Plaintiff is an estate administered under the laws of Ohio. TMC is a Japanese corporation with its principal place of business in Japan. Thrifty is incorporated in Oklahoma with its principal place of business in Oklahoma.
In determining that the Middle District of Florida is the appropriate forum for transfer, the interest of justice weighs heavily. Two identical cases, arising from the same accident in South Africa, are currently being litigated in the Middle District of Florida. A case brought by Thomson's daughter, Colleen Miller, was recently transferred there by the District Court for the District of Columbia. Miller v. Toyota Motor Corp., ___ F. Supp. 2d ___, 2009 WL 1531658 (D.D.C. June 2, 2009). In another action before the Florida district court, four of the six passengers riding in the vehicle at the time of the accident, as well as Colleen Miller's husband, are plaintiffs. See id. at *7. Three of the plaintiffs now reside in Florida. Therefore, transfer of this case will "prevent the waste of time, energy and money as well as [] protect litigants, witnesses and the public against unnecessary inconvenience and expense." Lynch v. Vanderhoef Builders, 237 F. Supp. 2d 615, 617 (D. Md. 2002) (internal quotation marks and citations omitted).

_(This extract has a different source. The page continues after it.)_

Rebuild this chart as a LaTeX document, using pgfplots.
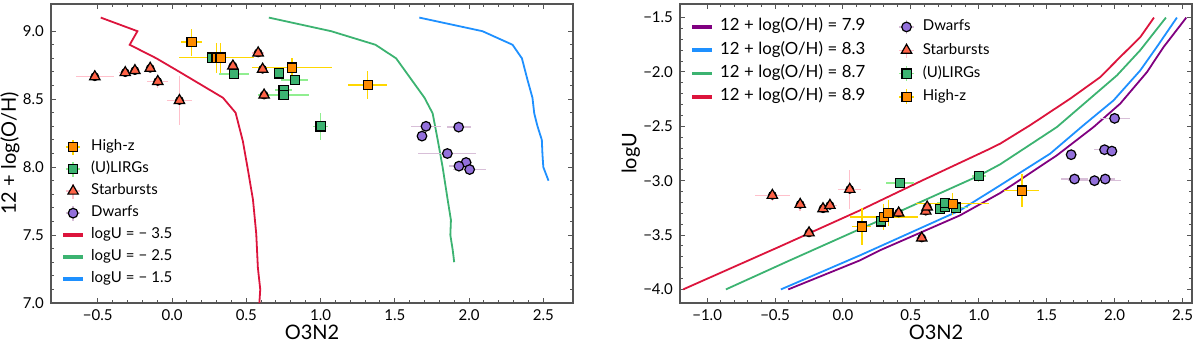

Moreover, I anticipate that the Florida court will grant summary judgment in favor of Thrifty and this case can thus be consolidated with the Florida case for appellate purposes.
For the foregoing reasons, I deny plaintiff's motion to stay the proceedings and deny plaintiff's request for jurisdictional discovery. I grant defendant TMC's motion to dismiss, deny Thrifty's motion to dismiss, and transfer plaintiff's claims against Thrifty to the U.S. District Court for the Middle District of Florida. A separate order to that effect is being entered herewith.